The piece of marble, in its previous life as the top of a commode or lady's dressing table, had had a piece sawn out of one corner. Rather than leave an unsightly jaggy, I made a iron piece to match the moulded edge of the marble and glued it in place.

As the "rays" are made from 1/2" x 1" steel, it may appear that this is an awkwardly heavy piece of furniture but it is so intentionally, resistant to the eager expressions of conviviality on the part of a large dog.

Possibly of interest to other blacksmiths

Detail To create the surface texture, I made a special tool. (Don't we always?) First, I drilled three holes, arranged in a triangle, just barely through a thin bar, so that the tip of the twist drill penetrated but left a cup-like depression the shape of the tip of the drill. Into each hole I placed a small bearing ball and welded them in place from the back.

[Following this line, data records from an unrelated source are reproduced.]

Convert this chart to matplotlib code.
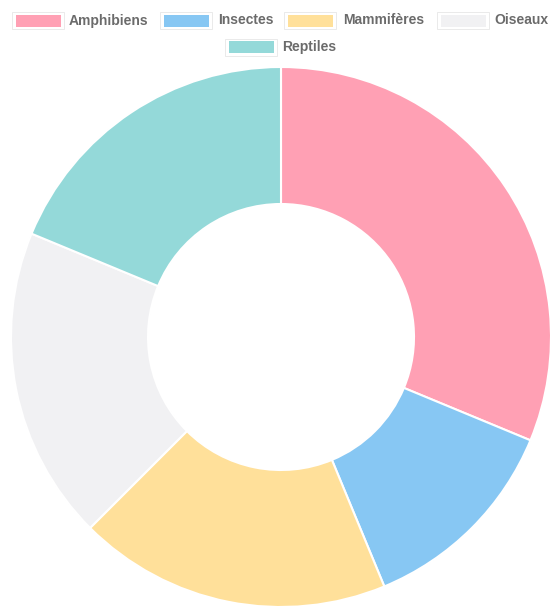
import matplotlib
matplotlib.use("Agg")
import matplotlib.pyplot as plt
from matplotlib.patches import Rectangle

categories = ["Amphibiens", "Insectes", "Mammifères", "Oiseaux", "Reptiles"]
values = [5, 2, 3, 3, 3]
colors = ["#FFA0B4", "#87C7F3", "#FFE09A", "#F1F1F3", "#94D9D9"]

W, H = 557, 607
fig = plt.figure(figsize=(W / 100, H / 100), dpi=100)
ax = fig.add_axes([0, 0, 1, 1])
ax.pie(values, colors=colors, startangle=90, counterclock=False,
       center=(281, H - 337), radius=270, frame=True,
       wedgeprops=dict(width=137, edgecolor="white", linewidth=1.5))
ax.set_xlim(0, W)
ax.set_ylim(0, H)
ax.set_aspect("equal")
ax.axis("off")

# legend (pixel coordinates, y from top)
items = [
    (12, 20.5, 69, 0), (160, 20.5, 218, 1), (284, 20.5, 343, 2),
    (437, 20.5, 494, 3), (225, 47, 282, 4),
]
for x, yc, tx, i in items:
    ax.add_patch(Rectangle((x, H - yc - 8.5), 52, 17, facecolor="white",
                           edgecolor="#E6E6E6", linewidth=0.6))
    ax.add_patch(Rectangle((x + 3.5, H - yc - 6), 45, 12, facecolor=colors[i],
                           edgecolor="none"))
    ax.text(tx, H - yc, categories[i], fontsize=10, fontweight="bold",
            color="#6B6B6B", family="Liberation Sans", va="center", ha="left")

fig.savefig("out.png", dpi=100)
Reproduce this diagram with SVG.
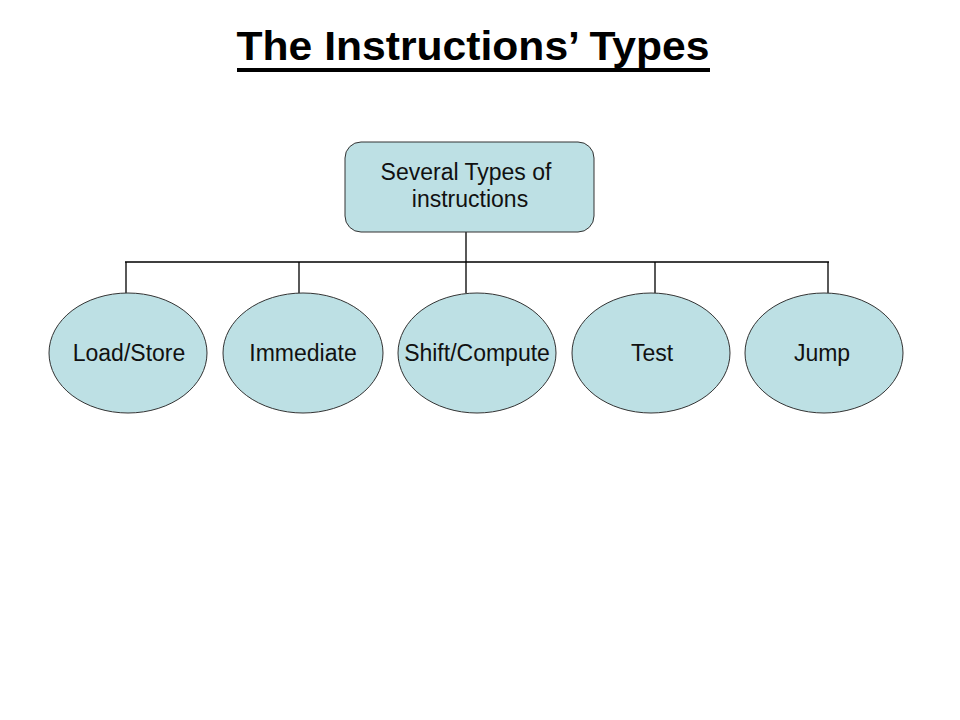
<svg xmlns="http://www.w3.org/2000/svg" width="960" height="720" viewBox="0 0 960 720">
<style>
.node{fill:#BDE0E4;stroke:#333;stroke-width:1}
.lbl{font-family:"Liberation Sans",Arial,sans-serif;font-size:23px;fill:#111;text-anchor:middle}
.conn{stroke:#000;stroke-width:1.3;fill:none}
</style>
<rect width="960" height="720" fill="#fff"/>
<g id="title">
<text x="473" y="60" font-family="Liberation Sans, Arial, sans-serif" font-size="40" font-weight="bold" text-anchor="middle" fill="#000" textLength="473" lengthAdjust="spacingAndGlyphs">The Instructions’ Types</text>
<rect x="237" y="68" width="473" height="4" fill="#000"/>
</g>
<g id="connectors">
<path class="conn" d="M466,232 V262 M125,262 H829 M126,262 V293 M299,262 V293 M466,262 V293 M655,262 V293 M828,262 V293"/>
</g>
<g id="root">
<rect class="node" x="345" y="142" width="249" height="90" rx="16" ry="16"/>
<text class="lbl" x="466" y="180">Several Types of</text>
<text class="lbl" x="470" y="207">instructions</text>
</g>
<g id="n-loadstore">
<ellipse class="node" cx="128" cy="353" rx="79" ry="60"/>
<text class="lbl" x="129" y="361">Load/Store</text>
</g>
<g id="n-immediate">
<ellipse class="node" cx="303" cy="353" rx="80" ry="60"/>
<text class="lbl" x="303" y="361">Immediate</text>
</g>
<g id="n-shift">
<ellipse class="node" cx="477" cy="353" rx="79" ry="60"/>
<text class="lbl" x="477" y="361">Shift/Compute</text>
</g>
<g id="n-test">
<ellipse class="node" cx="651" cy="353" rx="79" ry="60"/>
<text class="lbl" x="652" y="361">Test</text>
</g>
<g id="n-jump">
<ellipse class="node" cx="824" cy="353" rx="79" ry="60"/>
<text class="lbl" x="822" y="361">Jump</text>
</g>
</svg>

Then I heated an old farrier's "turning hammer" head to an orange heat, clamped it in the vise and hammered the bearing-ball tool into the more convex face, moving the tool a couple or three times to get several sharp-edged depressions on the crown of the hammer face. Hardened the hammer, helved it and used it as a texturing hammer for the iron "light rays".

The "photons" were made by starting a slot, carefully centered in the bar, with a chisel and then hammering in a bearing ball welded to a handle.